Gilts trade cheaper on the day, given the retracement of U.S. Tsys since yesterday’s cash close (which came right around the time that the NY morning bid in Tsys ran out of steam) and early weakness in Bunds, with the major benchmarks running 6-8.5bp cheaper as intermediates lead the weakness. Gilt futures are showing -45 or so around 101.40, ~40 ticks off yesterday’s low and ~15 ticks off this morning’s base.

  • This morning saw a mandate issued for the new Oct-2063 Gilt, currently planned to take place in the week commencing 15 May 2023 subject to demand and market conditions (we previously suggested that issuance is likely to take place on Wednesday 18 May for a nominal GBP 3-4bn), in line with previous DMO communique.
  • BoE-dated OIS pricing has also moderated from the implied-rate lows that printed late yesterday, with BoE-dated OIS printing 1-7bp higher vs. yesterday’s closing levels.
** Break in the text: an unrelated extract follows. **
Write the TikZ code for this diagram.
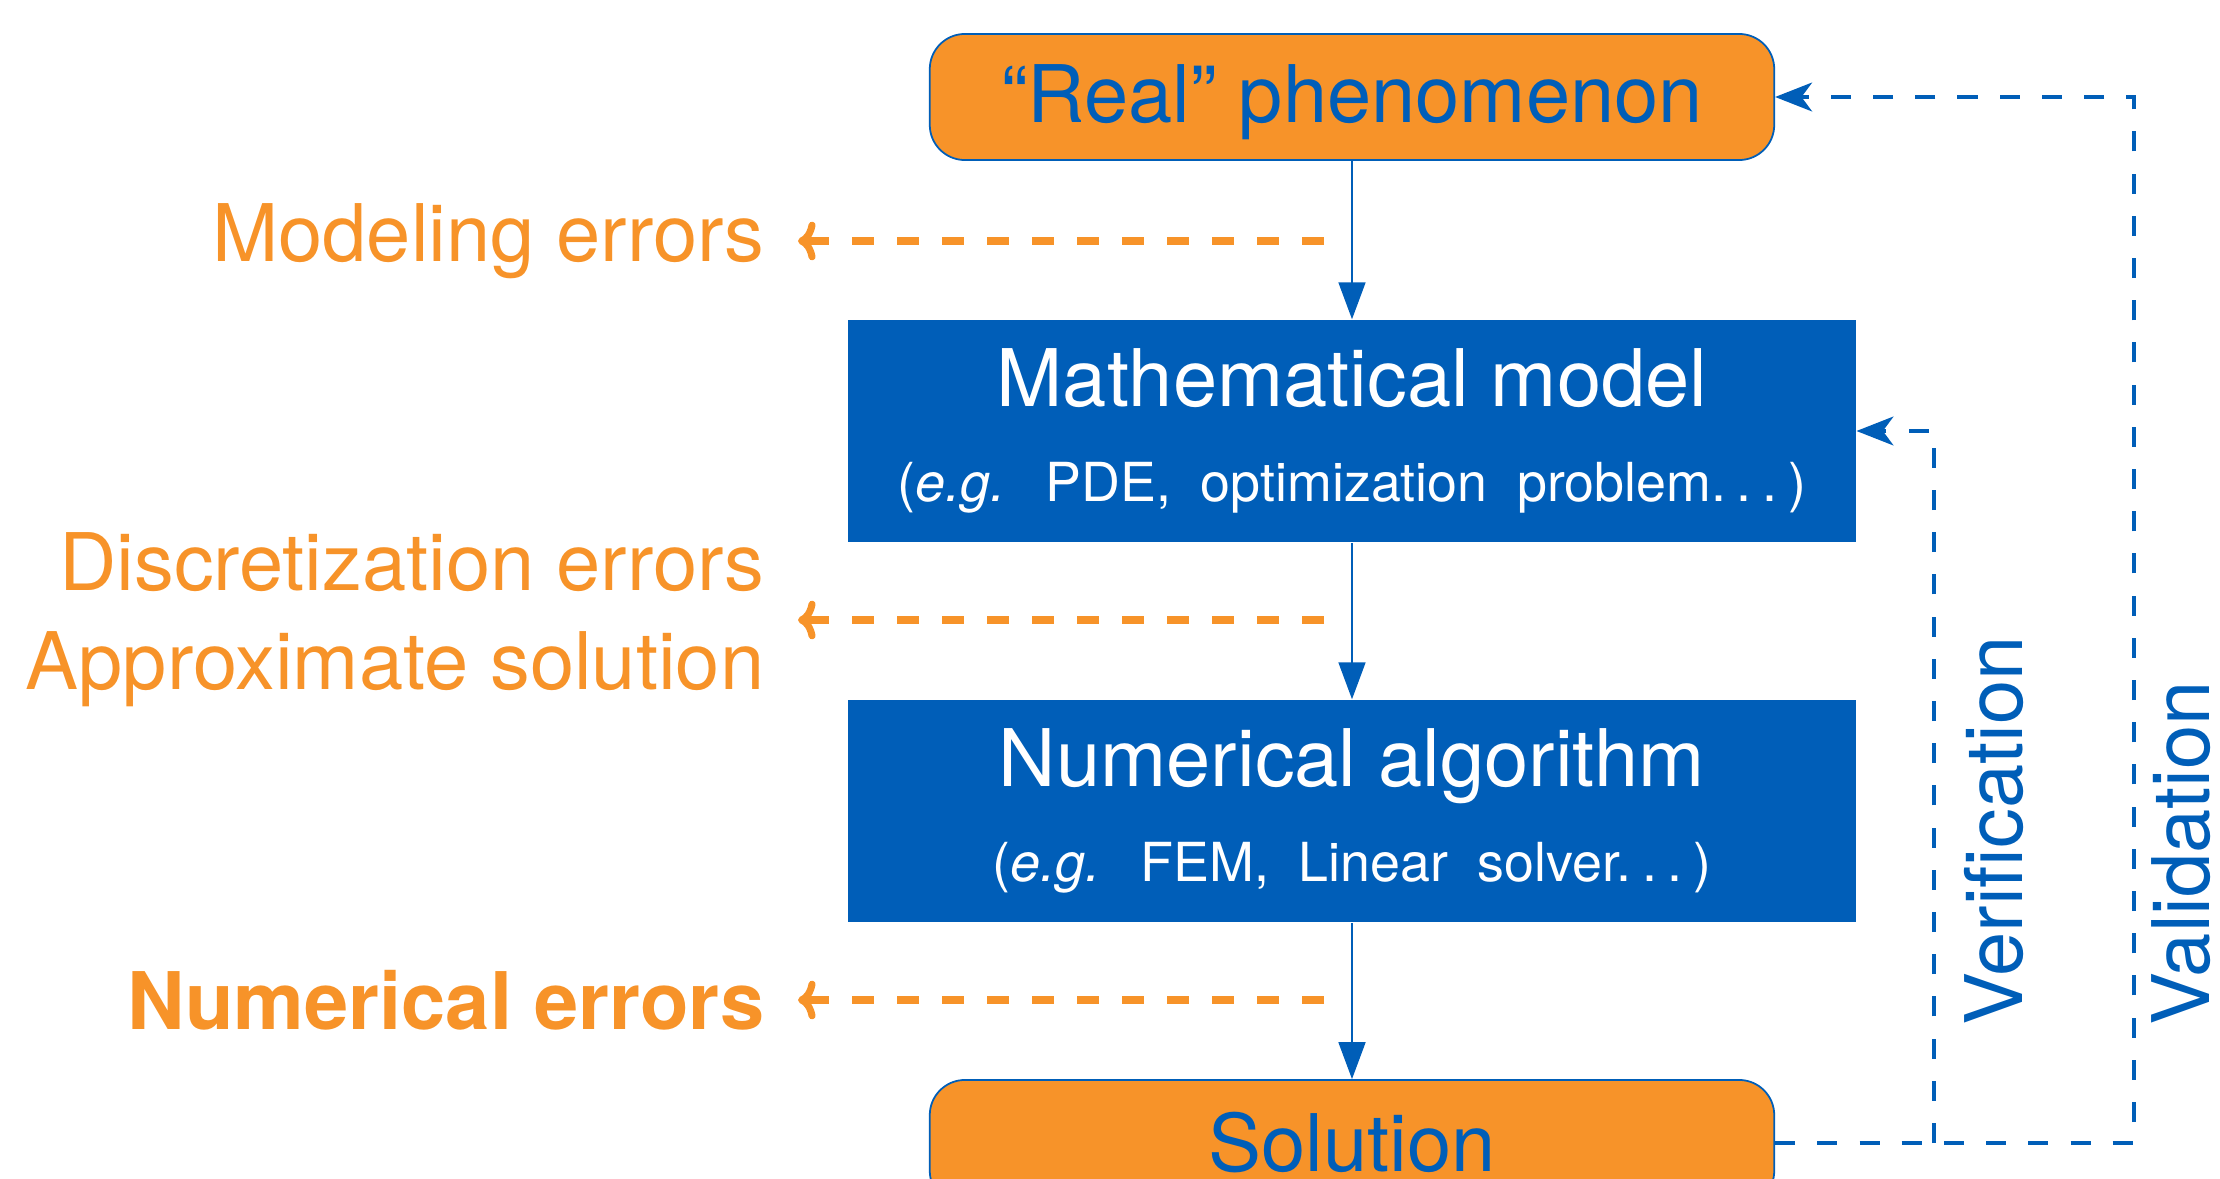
\documentclass[tikz,border=0pt]{standalone}
\usepackage{fontspec}
\setmainfont{TeX Gyre Heros}
\usetikzlibrary{arrows.meta}
\definecolor{ublue}{RGB}{0,94,184}
\definecolor{uorange}{RGB}{247,147,41}
\newcommand{\detailline}[1]{{\fontsize{15.3}{27}\selectfont\spaceskip=0.55em #1}}
\newcommand{\spdots}{.\kern0.2em.\kern0.2em.\kern0.2em}

\begin{document}
\begin{tikzpicture}[x=0.01cm,y=-0.01cm]
\tikzstyle endstyle=[draw=ublue, line width=0.5pt, fill=uorange, rounded corners=10pt, minimum width=8.44cm, minimum height=1.26cm, text=ublue, font=\fontsize{22.6}{27}\selectfont];
\tikzstyle stagestyle=[fill=ublue, minimum width=10.07cm, minimum height=2.22cm, text=white, align=center, font=\fontsize{22.6}{27}\selectfont];
\tikzstyle errstyle=[text=uorange, inner sep=0pt, inner xsep=0.33cm, align=right, anchor=east, font=\fontsize{22.6}{28.2}\selectfont];
\tikzstyle sidestyle=[text=ublue, rotate=90, anchor=base west, inner sep=0pt, font=\fontsize{22.6}{27}\selectfont];
\tikzstyle flowstyle=[ublue, line width=0.4pt, -{Triangle[length=10.5pt,width=7.7pt]}];
\tikzstyle errarrow=[uorange, line width=2pt, dash pattern=on 6.3pt off 6.5pt, -{Computer Modern Rightarrow[round,length=5pt,width=11pt]}];
\tikzstyle checkstyle=[ublue, line width=1pt, dash pattern=on 5.7pt off 6.3pt, -{Stealth[length=10.5pt,width=8.2pt,inset=3pt]}];
\useasboundingbox (0,0) rectangle (2220,1179);
\clip (0,0) rectangle (2220,1179);

% the chain
\node[endstyle, text depth=2pt] (real) at (1352,97) {``Real'' phenomenon};
\node[stagestyle] (model) at (1352,431) {Mathematical model\\\detailline{(\textit{e.g.}\hspace{0.75em}PDE, optimization problem\spdots)}};
\node[stagestyle] (algo) at (1352,811) {Numerical algorithm\\\detailline{(\textit{e.g.}\hspace{0.75em}FEM, Linear solver\spdots)}};
\node[endstyle] (sol) at (1352,1143) {Solution};
\draw[flowstyle] (real) -- (model);
\draw[flowstyle] (model) -- (algo);
\draw[flowstyle] (algo) -- (sol);

% errors on the left
\node[errstyle] (modeling) at (798,241) {Modeling errors};
\node[errstyle] (discrete) at (798,620) {Discretization errors\\Approximate solution};
\node[errstyle, font=\fontsize{22.6}{28.2}\selectfont\bfseries] (numerr) at (798,1000) {Numerical errors};
\coordinate (e1) at (1324,241);
\coordinate (e2) at (1324,620);
\coordinate (e3) at (1324,1000);
\draw[errarrow] (e1) -- (modeling.east);
\draw[errarrow] (e2) -- (discrete.east);
\draw[errarrow] (e3) -- (numerr.east);

% loops on the right
\coordinate (ver) at (1934,431);
\coordinate (val) at (2134,97);
\draw[checkstyle] (sol.east) -| (val) -- (real.east);
\draw[checkstyle] (sol.east -| ver) -- (ver) -- (model.east);
\node[sidestyle] (verif) at (2022,1026) {Verification};
\node[sidestyle] (valid) at (2209,1026) {Validation};
\end{tikzpicture}
\end{document}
As we stand at present, ~23bp of tightening is showing for next week’s BoE, with a cumulative ~62bp of tightening priced through September, pointing to a terminal rate of 4.791% in SONIA terms or 4.86% in BoE benchmark rate terms.
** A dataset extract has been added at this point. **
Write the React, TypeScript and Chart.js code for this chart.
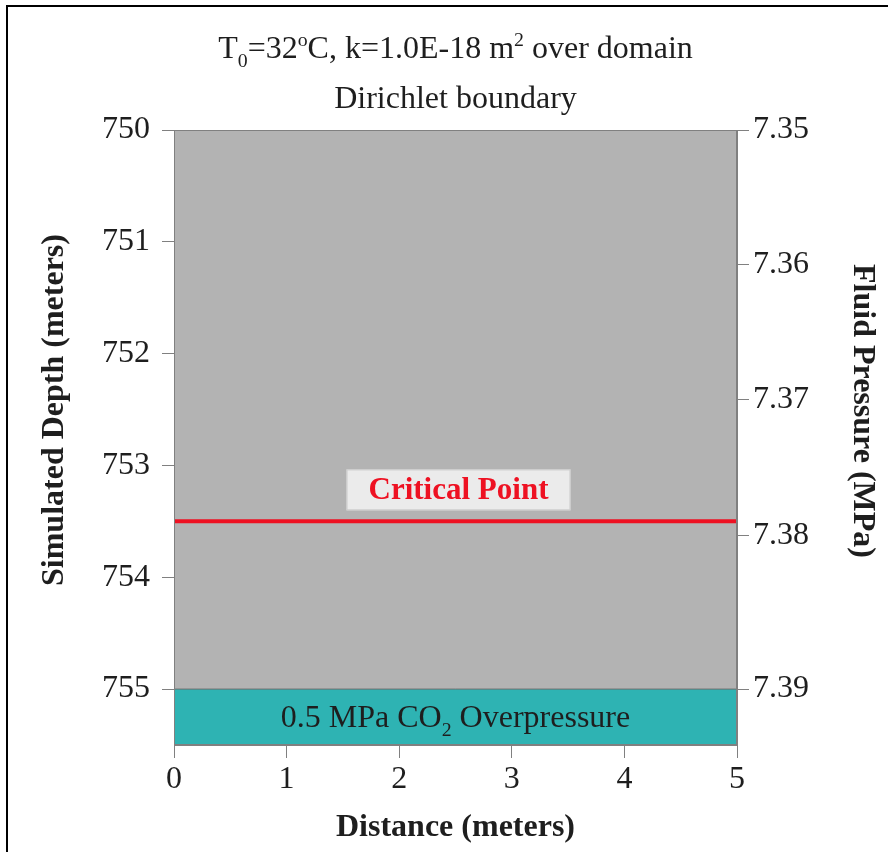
import React, { useEffect, useRef } from 'react';
import { Chart, registerables } from 'chart.js';

Chart.register(...registerables);

// ---- data ----
const distanceTicks = [0, 1, 2, 3, 4, 5];
const depthTicks = [750, 751, 752, 753, 754, 755];
const pressureTickLabels = ['7.35', '7.36', '7.37', '7.38', '7.39'];
const pressureTickDepths = [750, 751.2, 752.41, 753.63, 755];
const domainX = [0, 5];
const depthRange = [750, 755.5];
const criticalDepth = 753.5;
const boundaryDepth = 755;
const criticalLabel = 'Critical Point';
const titleLine1: [string, string][] = [
  ['T', ''], ['0', 'sub'], ['=32', ''], ['o', 'sup'], ['C, k=1.0E-18 m', ''], ['2', 'sup'], [' over domain', ''],
];
const titleLine2: [string, string][] = [['Dirichlet boundary', '']];
const boundaryLabel: [string, string][] = [['0.5 MPa CO', ''], ['2', 'sub'], [' Overpressure', '']];
const xTitle = 'Distance (meters)';
const yTitle = 'Simulated Depth (meters)';
const y2Title = 'Fluid Pressure (MPa)';

const FAMILY = "'Liberation Serif', 'Times New Roman', serif";
const TEXT = '#1e1e1e';
const AXIS = '#808080';

function drawRich(ctx: CanvasRenderingContext2D, segs: [string, string][], cx: number, baseline: number, size: number, weight: string, color: string) {
  let total = 0;
  const parts = segs.map(([t, k]) => {
    const fs = k ? size * 0.62 : size;
    ctx.font = `${weight} ${fs}px ${FAMILY}`;
    const w = ctx.measureText(t).width;
    total += w;
    return { t, k, fs, w };
  });
  let x = cx - total / 2;
  ctx.textAlign = 'left';
  ctx.textBaseline = 'alphabetic';
  ctx.fillStyle = color;
  for (const p of parts) {
    ctx.font = `${weight} ${p.fs}px ${FAMILY}`;
    const dy = p.k === 'sub' ? size * 0.27 : p.k === 'sup' ? -size * 0.36 : 0;
    ctx.fillText(p.t, x, baseline + dy);
    x += p.w;
  }
}

const decorPlugin = {
  id: 'decor',
  afterDatasetsDraw(chart: any) {
    const { ctx, chartArea, scales } = chart;
    const xs = scales.x;
    const ys = scales.y;
    ctx.save();
    // plot outline
    ctx.strokeStyle = AXIS;
    ctx.lineWidth = 1;
    ctx.strokeRect(chartArea.left + 0.5, chartArea.top + 0.5, chartArea.right - chartArea.left - 1, chartArea.bottom - chartArea.top - 1);

    const cx = (chartArea.left + chartArea.right) / 2;

    // critical point label box
    const ly = ys.getPixelForValue(criticalDepth);
    const bx = xs.getPixelForValue(2.5) + 3;
    const bw = 224, bh = 41;
    ctx.fillStyle = '#ebebeb';
    ctx.fillRect(bx - bw / 2, ly - 11 - bh, bw, bh);
    ctx.strokeStyle = '#c9c9c9';
    ctx.strokeRect(bx - bw / 2 + 0.5, ly - 11 - bh + 0.5, bw - 1, bh - 1);
    ctx.fillStyle = '#ee1122';
    ctx.font = `bold 31px ${FAMILY}`;
    ctx.textAlign = 'center';
    ctx.textBaseline = 'middle';
    ctx.fillText(criticalLabel, bx, ly - 11 - bh / 2 + 1);

    // boundary label
    const by = (ys.getPixelForValue(boundaryDepth) + ys.getPixelForValue(depthRange[1])) / 2;
    drawRich(ctx, boundaryLabel, cx, by + 10, 32, 'normal', TEXT);

    // titles
    drawRich(ctx, titleLine1, cx, 58, 32, 'normal', TEXT);
    drawRich(ctx, titleLine2, cx, 108, 32, 'normal', TEXT);

    ctx.fillStyle = TEXT;
    ctx.font = `bold 32px ${FAMILY}`;
    ctx.textAlign = 'center';
    ctx.textBaseline = 'middle';
    ctx.fillText(xTitle, cx, 828);

    ctx.save();
    ctx.translate(55, 410);
    ctx.rotate(-Math.PI / 2);
    ctx.fillText(yTitle, 0, 0);
    ctx.restore();

    ctx.save();
    ctx.translate(862, 411);
    ctx.rotate(Math.PI / 2);
    ctx.fillText(y2Title, 0, 0);
    ctx.restore();

    // frame
    ctx.fillStyle = '#000';
    ctx.fillRect(6, 5, 882, 2);
    ctx.fillRect(6, 5, 2, 847);
    ctx.restore();
  },
};

export default function App() {
  const ref = useRef<HTMLCanvasElement | null>(null);
  useEffect(() => {
    const canvas = ref.current;
    if (!canvas) return;
    const font = { family: FAMILY, size: 32 };
    const chart = new Chart(canvas, {
      type: 'line',
      data: {
        datasets: [
          {
            label: 'Critical Point',
            data: domainX.map((x) => ({ x, y: criticalDepth })),
            borderColor: '#ee1122',
            borderWidth: 4,
            pointRadius: 0,
            fill: false,
          },
          {
            label: 'CO2 Overpressure',
            data: domainX.map((x) => ({ x, y: boundaryDepth })),
            borderColor: '#6e6e6e',
            borderWidth: 1,
            pointRadius: 0,
            backgroundColor: '#2eb3b3',
            fill: { value: depthRange[1] },
          },
          {
            label: 'Domain',
            data: domainX.map((x) => ({ x, y: boundaryDepth })),
            borderColor: 'rgba(0,0,0,0)',
            borderWidth: 0,
            pointRadius: 0,
            backgroundColor: '#b3b3b3',
            fill: { value: depthRange[0] },
          },
        ],
      } as any,
      options: {
        responsive: false,
        animation: false,
        layout: { padding: { top: 130, left: 0, right: 0, bottom: 0 } },
        plugins: { legend: { display: false }, tooltip: { enabled: false }, title: { display: false } },
        scales: {
          x: {
            type: 'linear',
            position: 'bottom',
            min: domainX[0],
            max: domainX[1],
            afterBuildTicks: (s: any) => { s.ticks = distanceTicks.map((v) => ({ value: v })); },
            afterFit: (s: any) => { s.height = 107; },
            grid: { drawOnChartArea: false, tickLength: 13, color: AXIS },
            border: { color: AXIS },
            ticks: { font, color: TEXT, padding: 2, maxRotation: 0, autoSkip: false },
          },
          y: {
            type: 'linear',
            position: 'left',
            reverse: true,
            min: depthRange[0],
            max: depthRange[1],
            afterBuildTicks: (s: any) => { s.ticks = depthTicks.map((v) => ({ value: v })); },
            afterFit: (s: any) => { s.width = 174; },
            grid: { drawOnChartArea: false, tickLength: 12, color: AXIS },
            border: { color: AXIS },
            ticks: { font, color: TEXT, padding: 12, autoSkip: false },
          },
          y2: {
            type: 'linear',
            position: 'right',
            reverse: true,
            min: depthRange[0],
            max: depthRange[1],
            afterBuildTicks: (s: any) => { s.ticks = pressureTickDepths.map((v) => ({ value: v })); },
            afterFit: (s: any) => { s.width = 151; },
            grid: { drawOnChartArea: false, tickLength: 12, color: AXIS },
            border: { color: AXIS },
            ticks: { font, color: TEXT, padding: 4, autoSkip: false, callback: (_v: any, i: number) => pressureTickLabels[i] },
          },
        },
      } as any,
      plugins: [decorPlugin],
    });
    return () => chart.destroy();
  }, []);
  return (
    <div style={{ position: 'absolute', left: 0, top: 0, width: 888, height: 852, background: '#fff' }}>
      <canvas ref={ref} width={888} height={852} style={{ display: 'block', width: 888, height: 852 }} />
    </div>
  );
}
  • Domestic news flow has been dominated by the local elections. The ruling Conservative party is performing poorly, albeit roughly in line with the pre-election projections. PM Sunak’s initial comments have been defiant, while the opposition Labour party believe that the early indicative results point towards their ability to form a majority government in the next general election.